There’s software used across the country to predict future criminals. And it’s biased against blacks.
by Julia Angwin, Jeff Larson, Surya Mattu and Lauren Kirchner, ProPublicaMay 23, 2016.
This article analyzes the use of "risk scores" in the judicial process and whether or not they inject bias into the sentencing process.
"The sentencing commission did not, however, launch a study of risk scores.

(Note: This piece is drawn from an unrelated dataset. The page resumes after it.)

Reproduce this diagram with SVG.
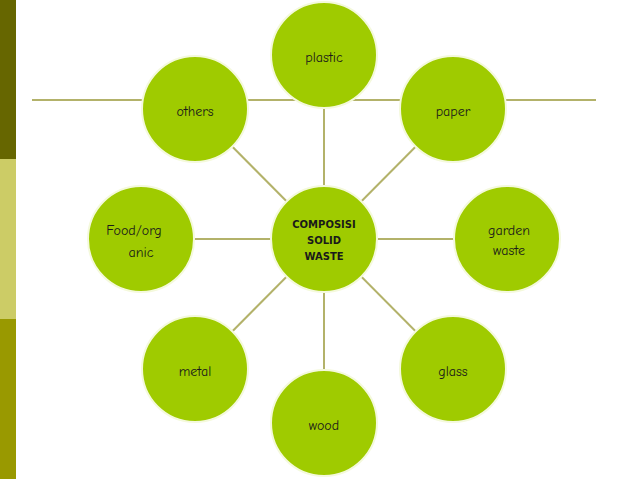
<svg xmlns="http://www.w3.org/2000/svg" width="638" height="479" viewBox="0 0 638 479">
<style>
.n{fill:#9fcb00;stroke:#f4f9dc;stroke-width:2}
.t{font-family:"Comic Neue","DejaVu Sans",sans-serif;font-size:14px;fill:#1a1a1a;text-anchor:middle}
.c{font-family:"DejaVu Sans",sans-serif;font-size:10px;font-weight:bold;fill:#1a1a1a;text-anchor:middle}
#edges line{stroke:#b3b26a;stroke-width:2}
</style>
<rect width="638" height="479" fill="#fff"/>
<rect x="0" y="0" width="16" height="159" fill="#666600"/>
<rect x="0" y="159" width="16" height="160" fill="#cccc66"/>
<rect x="0" y="319" width="16" height="160" fill="#999900"/>
<g id="edges">
<line x1="32" y1="100" x2="596" y2="100"/>
<line x1="324" y1="239" x2="324" y2="55"/>
<line x1="324" y1="239" x2="195" y2="109"/>
<line x1="324" y1="239" x2="453" y2="109"/>
<line x1="324" y1="239" x2="141" y2="239"/>
<line x1="324" y1="239" x2="507" y2="239"/>
<line x1="324" y1="239" x2="195" y2="369"/>
<line x1="324" y1="239" x2="453" y2="369"/>
<line x1="324" y1="239" x2="324" y2="423"/>
</g>
<g id="plastic"><circle class="n" cx="324" cy="55" r="53"/><text class="t" x="324" y="62">plastic</text></g>
<g id="others"><circle class="n" cx="195" cy="109" r="53"/><text class="t" x="195" y="116">others</text></g>
<g id="paper"><circle class="n" cx="453" cy="109" r="53"/><text class="t" x="453" y="116">paper</text></g>
<g id="food"><circle class="n" cx="141" cy="239" r="53"/><text class="t" x="134" y="235">Food/org</text><text class="t" x="141" y="257">anic</text></g>
<g id="garden"><circle class="n" cx="507" cy="239" r="53"/><text class="t" x="509" y="235">garden</text><text class="t" x="509" y="255">waste</text></g>
<g id="center"><circle class="n" cx="324" cy="239" r="53"/><text class="c" x="324" y="228">COMPOSISI</text><text class="c" x="324" y="244">SOLID</text><text class="c" x="324" y="260">WASTE</text></g>
<g id="metal"><circle class="n" cx="195" cy="369" r="53"/><text class="t" x="195" y="376">metal</text></g>
<g id="glass"><circle class="n" cx="453" cy="369" r="53"/><text class="t" x="453" y="376">glass</text></g>
<g id="wood"><circle class="n" cx="324" cy="423" r="53"/><text class="t" x="324" y="430">wood</text></g>
</svg>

So ProPublica did, as part of a larger examination of the powerful, largely hidden effect of algorithms in American life.
We obtained the risk scores assigned to more than 7,000 people arrested in Broward County, Florida, in 2013 and 2014 and checked to see how many were charged with new crimes over the next two years, the same benchmark used by the creators of the algorithm.
The score proved remarkably unreliable in forecasting violent crime: Only 20 percent of the people predicted to commit violent crimes actually went on to do so.
When a full range of crimes were taken into account — including misdemeanors such as driving with an expired license — the algorithm was somewhat more accurate than a coin flip. Of those deemed likely to re-offend, 61 percent were arrested for any subsequent crimes within two years.
We also turned up significant racial disparities, just as Holder feared. In forecasting who would re-offend, the algorithm made mistakes with black and white defendants at roughly the same rate but in very different ways."